* SHORT PROBLEM
Leave out the pictures and copy everything else in the entries exactly.

## START MATERIALS PROVIDED

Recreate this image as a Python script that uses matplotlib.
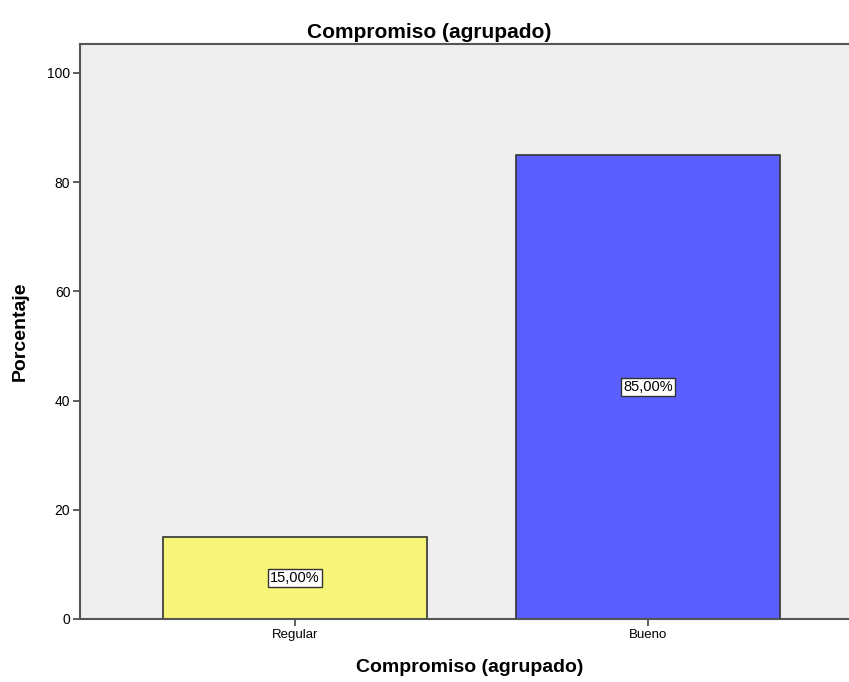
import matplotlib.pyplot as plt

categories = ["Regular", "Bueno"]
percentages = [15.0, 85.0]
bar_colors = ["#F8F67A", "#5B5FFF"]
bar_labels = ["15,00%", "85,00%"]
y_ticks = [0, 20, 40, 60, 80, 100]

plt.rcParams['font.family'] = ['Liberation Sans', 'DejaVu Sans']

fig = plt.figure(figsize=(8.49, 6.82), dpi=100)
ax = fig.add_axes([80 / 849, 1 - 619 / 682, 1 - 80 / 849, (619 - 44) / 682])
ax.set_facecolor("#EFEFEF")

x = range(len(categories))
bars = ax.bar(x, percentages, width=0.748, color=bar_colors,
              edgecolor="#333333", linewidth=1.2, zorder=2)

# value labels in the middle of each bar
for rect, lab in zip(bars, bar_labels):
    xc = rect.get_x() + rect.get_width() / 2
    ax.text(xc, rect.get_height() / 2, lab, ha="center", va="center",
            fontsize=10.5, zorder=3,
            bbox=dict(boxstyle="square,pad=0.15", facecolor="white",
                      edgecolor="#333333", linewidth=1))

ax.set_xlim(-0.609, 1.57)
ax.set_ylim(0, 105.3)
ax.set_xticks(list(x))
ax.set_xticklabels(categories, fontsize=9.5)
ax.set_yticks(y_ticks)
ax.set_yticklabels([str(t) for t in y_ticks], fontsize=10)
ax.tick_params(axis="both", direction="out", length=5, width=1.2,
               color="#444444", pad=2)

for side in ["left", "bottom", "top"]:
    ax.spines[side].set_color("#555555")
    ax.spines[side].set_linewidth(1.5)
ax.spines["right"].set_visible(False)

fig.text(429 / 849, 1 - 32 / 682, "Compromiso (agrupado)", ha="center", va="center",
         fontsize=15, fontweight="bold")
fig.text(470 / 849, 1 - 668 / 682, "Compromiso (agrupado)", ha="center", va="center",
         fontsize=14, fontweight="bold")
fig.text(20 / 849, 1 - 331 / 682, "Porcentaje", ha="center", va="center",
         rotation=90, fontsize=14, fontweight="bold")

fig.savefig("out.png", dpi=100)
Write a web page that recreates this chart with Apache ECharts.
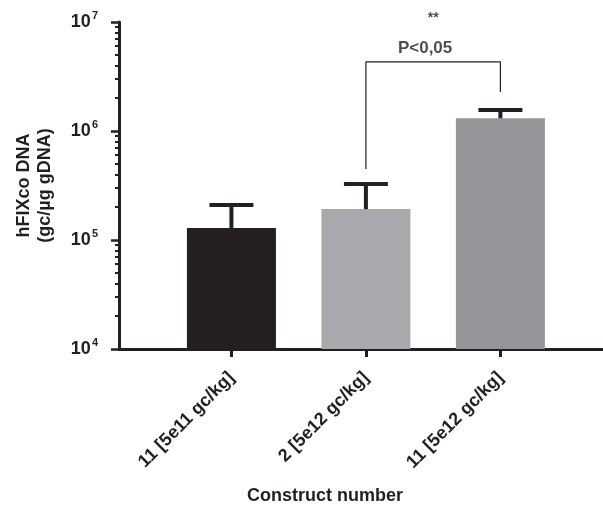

## END MATERIALS PROVIDED

* PROBLEM SOLUTION
Recreate this image as a Python script that uses matplotlib.
import matplotlib.pyplot as plt

categories = ["Regular", "Bueno"]
percentages = [15.0, 85.0]
bar_colors = ["#F8F67A", "#5B5FFF"]
bar_labels = ["15,00%", "85,00%"]
y_ticks = [0, 20, 40, 60, 80, 100]

plt.rcParams['font.family'] = ['Liberation Sans', 'DejaVu Sans']

fig = plt.figure(figsize=(8.49, 6.82), dpi=100)
ax = fig.add_axes([80 / 849, 1 - 619 / 682, 1 - 80 / 849, (619 - 44) / 682])
ax.set_facecolor("#EFEFEF")

x = range(len(categories))
bars = ax.bar(x, percentages, width=0.748, color=bar_colors,
              edgecolor="#333333", linewidth=1.2, zorder=2)

# value labels in the middle of each bar
for rect, lab in zip(bars, bar_labels):
    xc = rect.get_x() + rect.get_width() / 2
    ax.text(xc, rect.get_height() / 2, lab, ha="center", va="center",
            fontsize=10.5, zorder=3,
            bbox=dict(boxstyle="square,pad=0.15", facecolor="white",
                      edgecolor="#333333", linewidth=1))

ax.set_xlim(-0.609, 1.57)
ax.set_ylim(0, 105.3)
ax.set_xticks(list(x))
ax.set_xticklabels(categories, fontsize=9.5)
ax.set_yticks(y_ticks)
ax.set_yticklabels([str(t) for t in y_ticks], fontsize=10)
ax.tick_params(axis="both", direction="out", length=5, width=1.2,
               color="#444444", pad=2)

for side in ["left", "bottom", "top"]:
    ax.spines[side].set_color("#555555")
    ax.spines[side].set_linewidth(1.5)
ax.spines["right"].set_visible(False)

fig.text(429 / 849, 1 - 32 / 682, "Compromiso (agrupado)", ha="center", va="center",
         fontsize=15, fontweight="bold")
fig.text(470 / 849, 1 - 668 / 682, "Compromiso (agrupado)", ha="center", va="center",
         fontsize=14, fontweight="bold")
fig.text(20 / 849, 1 - 331 / 682, "Porcentaje", ha="center", va="center",
         rotation=90, fontsize=14, fontweight="bold")

fig.savefig("out.png", dpi=100)
Write a web page that recreates this chart with Apache ECharts.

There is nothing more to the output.